───── Material provided

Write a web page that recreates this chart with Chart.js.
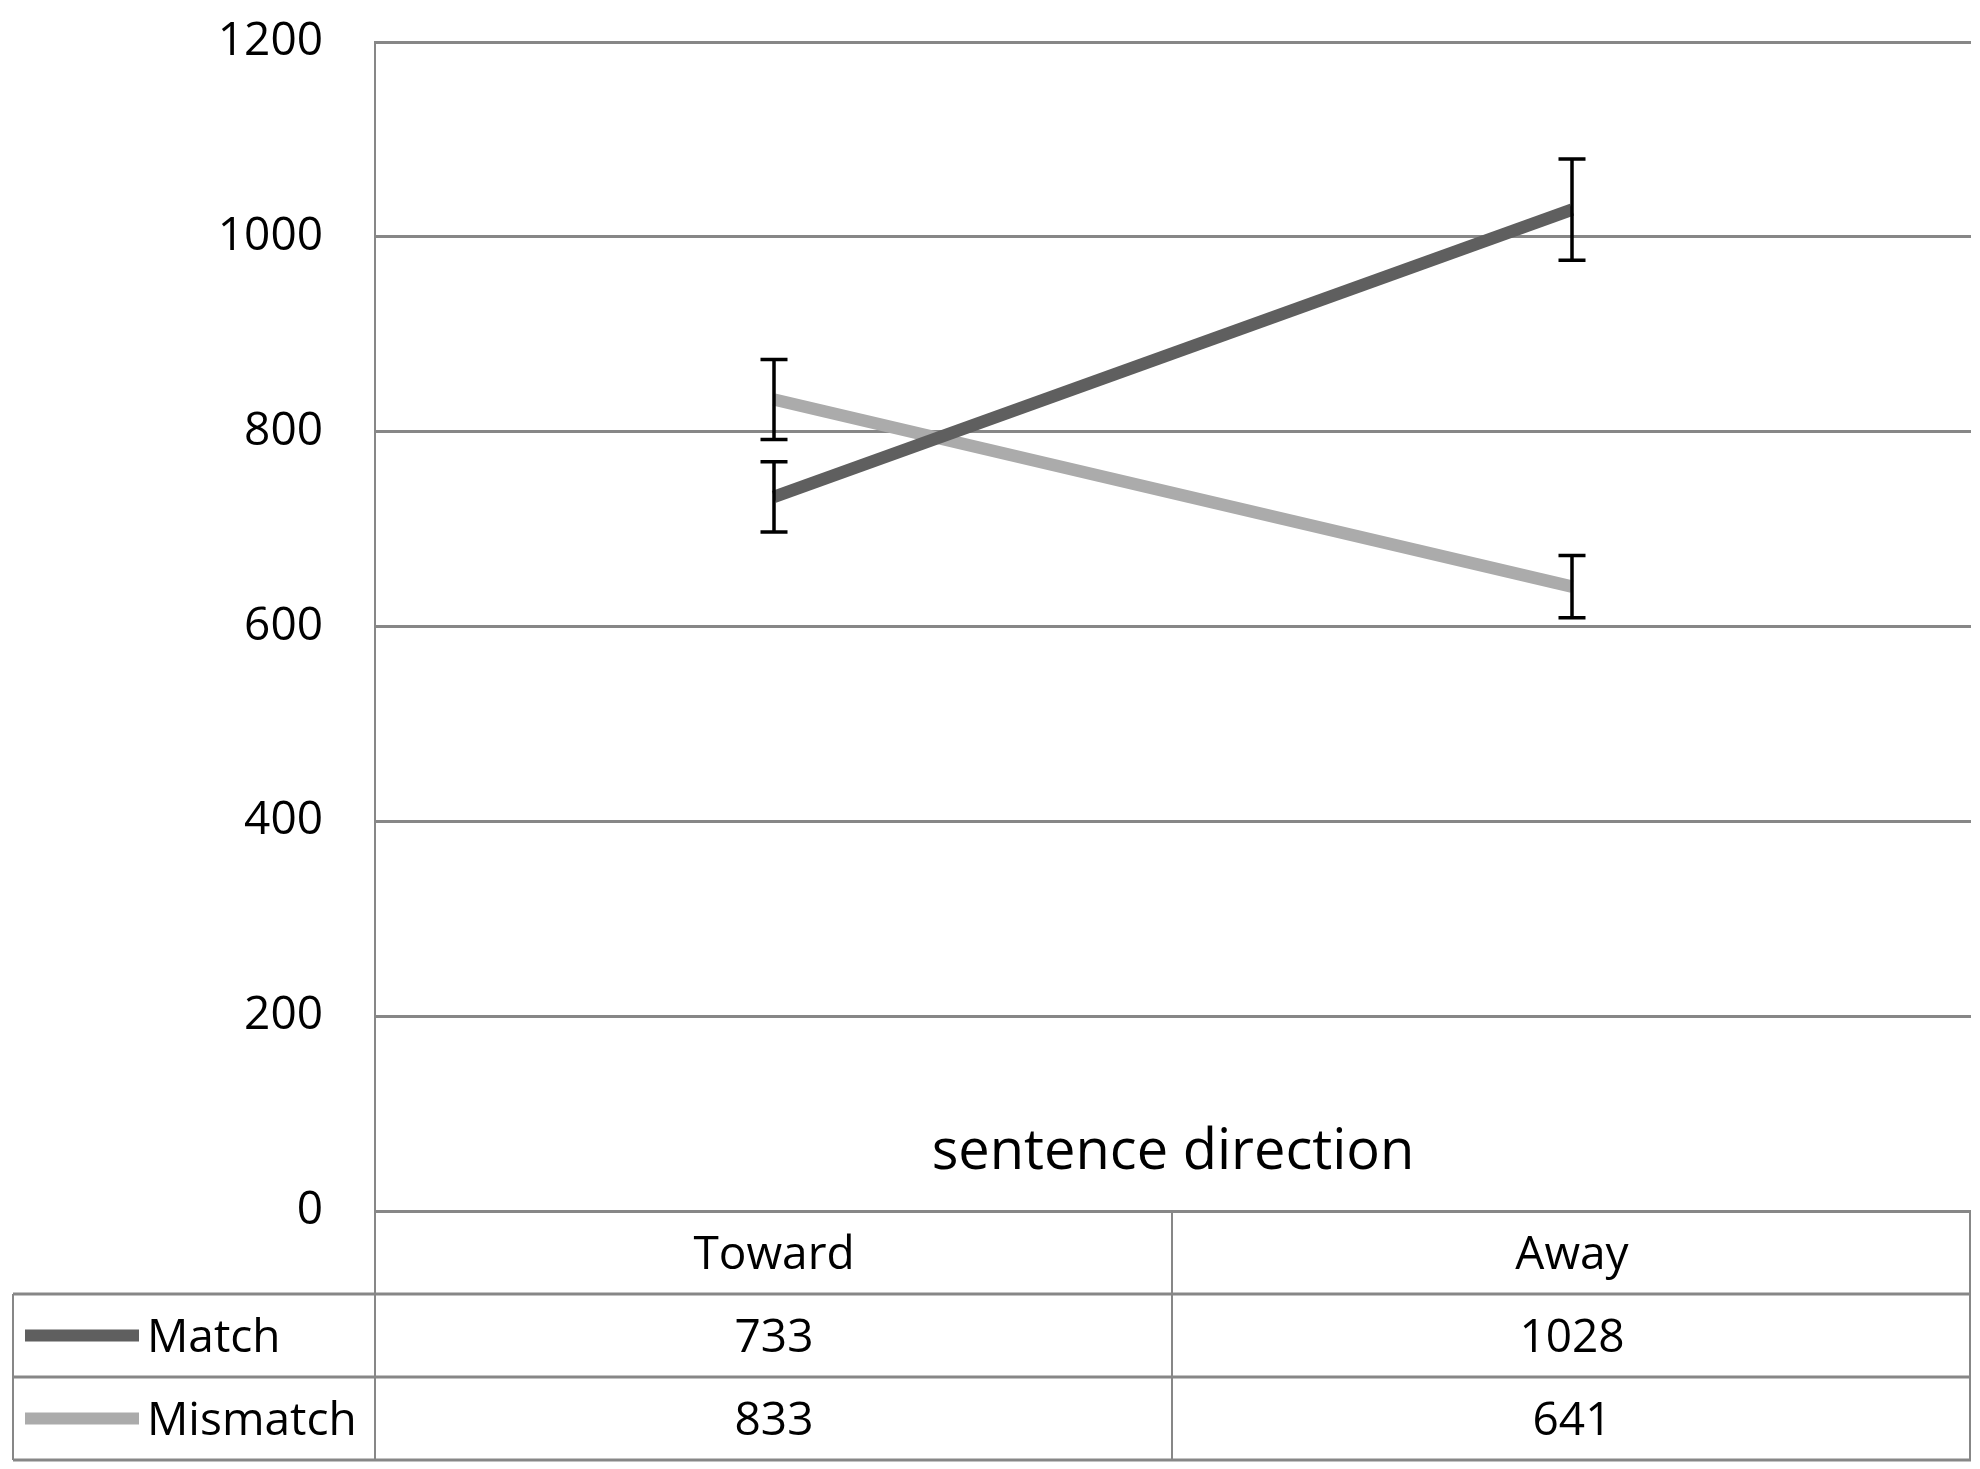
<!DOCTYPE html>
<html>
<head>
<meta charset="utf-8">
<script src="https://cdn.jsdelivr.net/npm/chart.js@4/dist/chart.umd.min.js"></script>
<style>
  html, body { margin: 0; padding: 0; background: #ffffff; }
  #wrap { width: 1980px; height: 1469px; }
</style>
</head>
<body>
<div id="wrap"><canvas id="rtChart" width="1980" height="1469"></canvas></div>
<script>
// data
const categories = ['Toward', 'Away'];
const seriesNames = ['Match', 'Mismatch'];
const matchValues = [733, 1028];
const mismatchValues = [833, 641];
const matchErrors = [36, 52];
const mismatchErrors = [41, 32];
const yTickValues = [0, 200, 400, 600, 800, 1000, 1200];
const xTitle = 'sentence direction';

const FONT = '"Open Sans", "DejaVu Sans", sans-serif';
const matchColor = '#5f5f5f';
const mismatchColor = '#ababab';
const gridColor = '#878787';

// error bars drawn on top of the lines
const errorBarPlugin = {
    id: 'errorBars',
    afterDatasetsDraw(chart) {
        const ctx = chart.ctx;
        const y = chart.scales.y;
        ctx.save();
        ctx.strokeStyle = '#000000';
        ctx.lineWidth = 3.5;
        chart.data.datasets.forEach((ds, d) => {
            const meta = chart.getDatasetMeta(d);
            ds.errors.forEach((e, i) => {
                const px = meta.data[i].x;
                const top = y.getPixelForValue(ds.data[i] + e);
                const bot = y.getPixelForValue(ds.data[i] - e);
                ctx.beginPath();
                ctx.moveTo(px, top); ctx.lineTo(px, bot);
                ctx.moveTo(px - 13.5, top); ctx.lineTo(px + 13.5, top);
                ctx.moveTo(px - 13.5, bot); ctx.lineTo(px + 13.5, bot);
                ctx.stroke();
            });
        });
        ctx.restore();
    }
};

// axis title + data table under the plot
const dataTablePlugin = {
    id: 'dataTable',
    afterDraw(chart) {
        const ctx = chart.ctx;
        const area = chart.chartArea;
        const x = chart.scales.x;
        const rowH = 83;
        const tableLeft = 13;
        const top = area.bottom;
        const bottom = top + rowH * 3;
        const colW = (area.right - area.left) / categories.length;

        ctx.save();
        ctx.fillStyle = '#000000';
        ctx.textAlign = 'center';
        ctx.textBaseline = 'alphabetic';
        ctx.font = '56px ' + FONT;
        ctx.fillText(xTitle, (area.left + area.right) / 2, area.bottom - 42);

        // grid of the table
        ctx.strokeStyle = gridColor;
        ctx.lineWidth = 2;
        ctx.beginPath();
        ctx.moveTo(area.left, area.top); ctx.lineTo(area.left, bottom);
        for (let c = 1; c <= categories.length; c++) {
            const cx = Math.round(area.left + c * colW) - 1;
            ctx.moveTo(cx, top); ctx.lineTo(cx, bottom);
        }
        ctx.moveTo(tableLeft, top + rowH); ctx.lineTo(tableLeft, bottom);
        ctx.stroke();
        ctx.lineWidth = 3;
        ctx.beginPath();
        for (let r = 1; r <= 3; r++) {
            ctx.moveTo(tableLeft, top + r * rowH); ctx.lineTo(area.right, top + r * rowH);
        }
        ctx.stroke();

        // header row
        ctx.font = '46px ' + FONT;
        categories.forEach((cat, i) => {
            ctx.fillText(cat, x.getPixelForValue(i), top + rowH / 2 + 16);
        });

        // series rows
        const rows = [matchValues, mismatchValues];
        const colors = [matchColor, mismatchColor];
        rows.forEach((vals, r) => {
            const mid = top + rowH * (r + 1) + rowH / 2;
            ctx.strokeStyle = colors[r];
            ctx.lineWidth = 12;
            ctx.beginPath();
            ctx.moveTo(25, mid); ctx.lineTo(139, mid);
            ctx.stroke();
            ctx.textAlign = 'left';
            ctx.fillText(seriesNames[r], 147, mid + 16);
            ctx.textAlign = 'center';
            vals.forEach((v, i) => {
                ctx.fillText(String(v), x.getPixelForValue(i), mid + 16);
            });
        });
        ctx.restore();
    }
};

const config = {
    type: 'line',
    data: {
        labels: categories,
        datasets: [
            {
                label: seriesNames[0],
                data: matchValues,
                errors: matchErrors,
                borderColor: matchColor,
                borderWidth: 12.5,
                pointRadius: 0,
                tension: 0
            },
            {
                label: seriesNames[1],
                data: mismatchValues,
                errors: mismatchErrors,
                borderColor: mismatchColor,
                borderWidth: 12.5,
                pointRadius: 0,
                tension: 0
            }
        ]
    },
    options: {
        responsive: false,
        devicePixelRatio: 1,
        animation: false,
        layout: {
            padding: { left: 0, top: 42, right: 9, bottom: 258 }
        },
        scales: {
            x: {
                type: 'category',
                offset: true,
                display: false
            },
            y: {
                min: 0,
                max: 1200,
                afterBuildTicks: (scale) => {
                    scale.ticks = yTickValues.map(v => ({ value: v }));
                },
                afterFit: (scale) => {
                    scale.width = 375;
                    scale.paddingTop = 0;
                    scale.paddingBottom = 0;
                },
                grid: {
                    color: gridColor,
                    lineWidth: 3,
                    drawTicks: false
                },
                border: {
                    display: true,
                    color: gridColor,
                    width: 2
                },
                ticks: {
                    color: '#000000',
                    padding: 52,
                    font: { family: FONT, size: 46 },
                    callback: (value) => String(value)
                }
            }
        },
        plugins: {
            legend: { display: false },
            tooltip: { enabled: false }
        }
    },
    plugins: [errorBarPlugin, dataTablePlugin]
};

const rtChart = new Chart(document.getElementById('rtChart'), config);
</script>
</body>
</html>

──────────

### Required task
From start to finish, output the listing exactly, but omit its pictures.

### Result of this exercise
Write a web page that recreates this chart with Chart.js.
<!DOCTYPE html>
<html>
<head>
<meta charset="utf-8">
<script src="https://cdn.jsdelivr.net/npm/chart.js@4/dist/chart.umd.min.js"></script>
<style>
  html, body { margin: 0; padding: 0; background: #ffffff; }
  #wrap { width: 1980px; height: 1469px; }
</style>
</head>
<body>
<div id="wrap"><canvas id="rtChart" width="1980" height="1469"></canvas></div>
<script>
// data
const categories = ['Toward', 'Away'];
const seriesNames = ['Match', 'Mismatch'];
const matchValues = [733, 1028];
const mismatchValues = [833, 641];
const matchErrors = [36, 52];
const mismatchErrors = [41, 32];
const yTickValues = [0, 200, 400, 600, 800, 1000, 1200];
const xTitle = 'sentence direction';

const FONT = '"Open Sans", "DejaVu Sans", sans-serif';
const matchColor = '#5f5f5f';
const mismatchColor = '#ababab';
const gridColor = '#878787';

// error bars drawn on top of the lines
const errorBarPlugin = {
    id: 'errorBars',
    afterDatasetsDraw(chart) {
        const ctx = chart.ctx;
        const y = chart.scales.y;
        ctx.save();
        ctx.strokeStyle = '#000000';
        ctx.lineWidth = 3.5;
        chart.data.datasets.forEach((ds, d) => {
            const meta = chart.getDatasetMeta(d);
            ds.errors.forEach((e, i) => {
                const px = meta.data[i].x;
                const top = y.getPixelForValue(ds.data[i] + e);
                const bot = y.getPixelForValue(ds.data[i] - e);
                ctx.beginPath();
                ctx.moveTo(px, top); ctx.lineTo(px, bot);
                ctx.moveTo(px - 13.5, top); ctx.lineTo(px + 13.5, top);
                ctx.moveTo(px - 13.5, bot); ctx.lineTo(px + 13.5, bot);
                ctx.stroke();
            });
        });
        ctx.restore();
    }
};

// axis title + data table under the plot
const dataTablePlugin = {
    id: 'dataTable',
    afterDraw(chart) {
        const ctx = chart.ctx;
        const area = chart.chartArea;
        const x = chart.scales.x;
        const rowH = 83;
        const tableLeft = 13;
        const top = area.bottom;
        const bottom = top + rowH * 3;
        const colW = (area.right - area.left) / categories.length;

        ctx.save();
        ctx.fillStyle = '#000000';
        ctx.textAlign = 'center';
        ctx.textBaseline = 'alphabetic';
        ctx.font = '56px ' + FONT;
        ctx.fillText(xTitle, (area.left + area.right) / 2, area.bottom - 42);

        // grid of the table
        ctx.strokeStyle = gridColor;
        ctx.lineWidth = 2;
        ctx.beginPath();
        ctx.moveTo(area.left, area.top); ctx.lineTo(area.left, bottom);
        for (let c = 1; c <= categories.length; c++) {
            const cx = Math.round(area.left + c * colW) - 1;
            ctx.moveTo(cx, top); ctx.lineTo(cx, bottom);
        }
        ctx.moveTo(tableLeft, top + rowH); ctx.lineTo(tableLeft, bottom);
        ctx.stroke();
        ctx.lineWidth = 3;
        ctx.beginPath();
        for (let r = 1; r <= 3; r++) {
            ctx.moveTo(tableLeft, top + r * rowH); ctx.lineTo(area.right, top + r * rowH);
        }
        ctx.stroke();

        // header row
        ctx.font = '46px ' + FONT;
        categories.forEach((cat, i) => {
            ctx.fillText(cat, x.getPixelForValue(i), top + rowH / 2 + 16);
        });

        // series rows
        const rows = [matchValues, mismatchValues];
        const colors = [matchColor, mismatchColor];
        rows.forEach((vals, r) => {
            const mid = top + rowH * (r + 1) + rowH / 2;
            ctx.strokeStyle = colors[r];
            ctx.lineWidth = 12;
            ctx.beginPath();
            ctx.moveTo(25, mid); ctx.lineTo(139, mid);
            ctx.stroke();
            ctx.textAlign = 'left';
            ctx.fillText(seriesNames[r], 147, mid + 16);
            ctx.textAlign = 'center';
            vals.forEach((v, i) => {
                ctx.fillText(String(v), x.getPixelForValue(i), mid + 16);
            });
        });
        ctx.restore();
    }
};

const config = {
    type: 'line',
    data: {
        labels: categories,
        datasets: [
            {
                label: seriesNames[0],
                data: matchValues,
                errors: matchErrors,
                borderColor: matchColor,
                borderWidth: 12.5,
                pointRadius: 0,
                tension: 0
            },
            {
                label: seriesNames[1],
                data: mismatchValues,
                errors: mismatchErrors,
                borderColor: mismatchColor,
                borderWidth: 12.5,
                pointRadius: 0,
                tension: 0
            }
        ]
    },
    options: {
        responsive: false,
        devicePixelRatio: 1,
        animation: false,
        layout: {
            padding: { left: 0, top: 42, right: 9, bottom: 258 }
        },
        scales: {
            x: {
                type: 'category',
                offset: true,
                display: false
            },
            y: {
                min: 0,
                max: 1200,
                afterBuildTicks: (scale) => {
                    scale.ticks = yTickValues.map(v => ({ value: v }));
                },
                afterFit: (scale) => {
                    scale.width = 375;
                    scale.paddingTop = 0;
                    scale.paddingBottom = 0;
                },
                grid: {
                    color: gridColor,
                    lineWidth: 3,
                    drawTicks: false
                },
                border: {
                    display: true,
                    color: gridColor,
                    width: 2
                },
                ticks: {
                    color: '#000000',
                    padding: 52,
                    font: { family: FONT, size: 46 },
                    callback: (value) => String(value)
                }
            }
        },
        plugins: {
            legend: { display: false },
            tooltip: { enabled: false }
        }
    },
    plugins: [errorBarPlugin, dataTablePlugin]
};

const rtChart = new Chart(document.getElementById('rtChart'), config);
</script>
</body>
</html>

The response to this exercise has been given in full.